Extracted data entries
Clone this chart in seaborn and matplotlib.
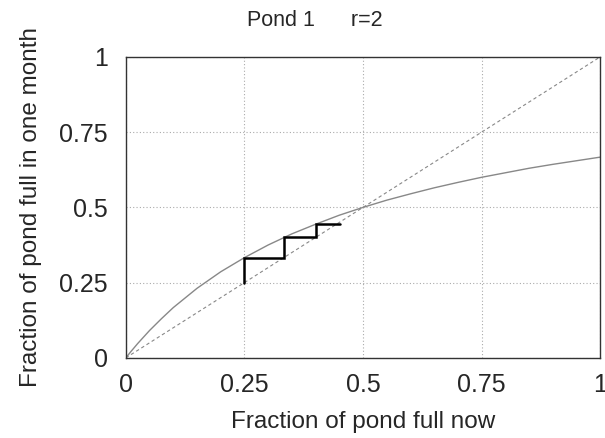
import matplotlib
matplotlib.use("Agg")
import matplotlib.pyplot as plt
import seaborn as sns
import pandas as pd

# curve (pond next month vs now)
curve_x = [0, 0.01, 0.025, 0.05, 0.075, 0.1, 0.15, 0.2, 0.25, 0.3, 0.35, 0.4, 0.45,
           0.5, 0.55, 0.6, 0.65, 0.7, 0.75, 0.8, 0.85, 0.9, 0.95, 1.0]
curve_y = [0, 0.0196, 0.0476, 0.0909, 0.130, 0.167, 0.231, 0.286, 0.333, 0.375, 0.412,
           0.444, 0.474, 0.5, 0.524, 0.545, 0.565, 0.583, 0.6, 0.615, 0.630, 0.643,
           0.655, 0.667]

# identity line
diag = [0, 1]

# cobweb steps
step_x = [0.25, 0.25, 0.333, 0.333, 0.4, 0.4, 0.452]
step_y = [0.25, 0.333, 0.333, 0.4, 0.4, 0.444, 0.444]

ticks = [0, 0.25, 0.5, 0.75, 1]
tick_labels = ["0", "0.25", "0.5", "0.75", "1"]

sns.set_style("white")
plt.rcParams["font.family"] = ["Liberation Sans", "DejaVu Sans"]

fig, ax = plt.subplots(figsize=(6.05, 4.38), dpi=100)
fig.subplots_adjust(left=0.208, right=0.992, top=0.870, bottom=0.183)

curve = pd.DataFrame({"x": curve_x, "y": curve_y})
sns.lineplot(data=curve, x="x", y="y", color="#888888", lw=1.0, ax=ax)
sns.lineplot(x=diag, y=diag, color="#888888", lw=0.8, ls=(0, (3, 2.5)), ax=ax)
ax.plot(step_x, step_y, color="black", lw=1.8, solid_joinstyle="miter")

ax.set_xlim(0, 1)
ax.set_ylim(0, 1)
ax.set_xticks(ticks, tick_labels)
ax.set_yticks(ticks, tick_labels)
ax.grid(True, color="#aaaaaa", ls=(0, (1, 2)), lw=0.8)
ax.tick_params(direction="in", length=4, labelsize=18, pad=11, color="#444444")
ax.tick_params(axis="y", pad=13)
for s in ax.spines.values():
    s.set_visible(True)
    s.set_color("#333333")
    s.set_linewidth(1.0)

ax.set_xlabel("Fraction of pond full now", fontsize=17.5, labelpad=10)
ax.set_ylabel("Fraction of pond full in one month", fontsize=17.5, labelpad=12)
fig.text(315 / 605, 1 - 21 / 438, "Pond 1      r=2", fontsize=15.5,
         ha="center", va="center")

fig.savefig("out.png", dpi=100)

...

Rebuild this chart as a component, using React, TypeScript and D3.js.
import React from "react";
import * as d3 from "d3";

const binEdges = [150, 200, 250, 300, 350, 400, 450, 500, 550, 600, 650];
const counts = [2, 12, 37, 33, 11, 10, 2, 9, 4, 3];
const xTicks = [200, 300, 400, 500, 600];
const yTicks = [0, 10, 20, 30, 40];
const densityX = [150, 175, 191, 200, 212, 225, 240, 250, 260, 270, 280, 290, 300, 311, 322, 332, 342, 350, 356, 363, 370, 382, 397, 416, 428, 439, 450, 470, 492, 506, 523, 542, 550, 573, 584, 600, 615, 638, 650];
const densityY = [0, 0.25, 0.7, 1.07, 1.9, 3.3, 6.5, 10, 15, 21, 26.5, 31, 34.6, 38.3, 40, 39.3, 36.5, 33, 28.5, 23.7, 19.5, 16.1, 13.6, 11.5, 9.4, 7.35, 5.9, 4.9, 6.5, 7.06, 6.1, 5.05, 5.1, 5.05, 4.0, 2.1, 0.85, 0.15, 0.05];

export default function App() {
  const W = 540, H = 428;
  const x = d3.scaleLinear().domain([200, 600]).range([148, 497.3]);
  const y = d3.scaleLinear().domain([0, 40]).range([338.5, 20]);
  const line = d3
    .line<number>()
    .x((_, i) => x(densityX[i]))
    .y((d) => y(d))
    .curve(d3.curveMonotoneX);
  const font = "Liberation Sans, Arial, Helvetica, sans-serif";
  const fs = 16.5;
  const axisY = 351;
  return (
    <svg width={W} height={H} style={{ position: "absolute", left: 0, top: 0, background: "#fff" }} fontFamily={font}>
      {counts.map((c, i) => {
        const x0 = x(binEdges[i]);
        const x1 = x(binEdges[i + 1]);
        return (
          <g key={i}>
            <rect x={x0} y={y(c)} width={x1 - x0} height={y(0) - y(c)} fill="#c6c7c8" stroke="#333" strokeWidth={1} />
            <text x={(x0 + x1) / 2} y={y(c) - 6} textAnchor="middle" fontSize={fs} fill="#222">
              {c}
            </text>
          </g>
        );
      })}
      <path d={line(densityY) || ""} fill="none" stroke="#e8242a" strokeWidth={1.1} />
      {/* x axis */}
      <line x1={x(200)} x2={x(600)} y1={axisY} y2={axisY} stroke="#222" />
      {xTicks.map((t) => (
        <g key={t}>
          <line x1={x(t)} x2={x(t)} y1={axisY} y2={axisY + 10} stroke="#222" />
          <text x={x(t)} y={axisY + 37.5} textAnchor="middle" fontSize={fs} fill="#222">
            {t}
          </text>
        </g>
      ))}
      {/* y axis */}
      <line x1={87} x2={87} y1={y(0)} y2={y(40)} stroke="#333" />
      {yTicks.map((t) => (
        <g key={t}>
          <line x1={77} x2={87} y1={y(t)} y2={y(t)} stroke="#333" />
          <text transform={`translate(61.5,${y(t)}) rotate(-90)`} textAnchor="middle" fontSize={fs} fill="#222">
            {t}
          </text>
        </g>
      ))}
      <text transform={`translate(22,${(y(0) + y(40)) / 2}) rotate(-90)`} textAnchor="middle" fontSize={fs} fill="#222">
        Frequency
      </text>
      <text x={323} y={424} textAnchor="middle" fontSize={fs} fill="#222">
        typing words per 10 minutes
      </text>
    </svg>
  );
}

## Given task
Within the listing above, work out how many lines contain the string "chart", and reply with that number only.

## Exercise solution
2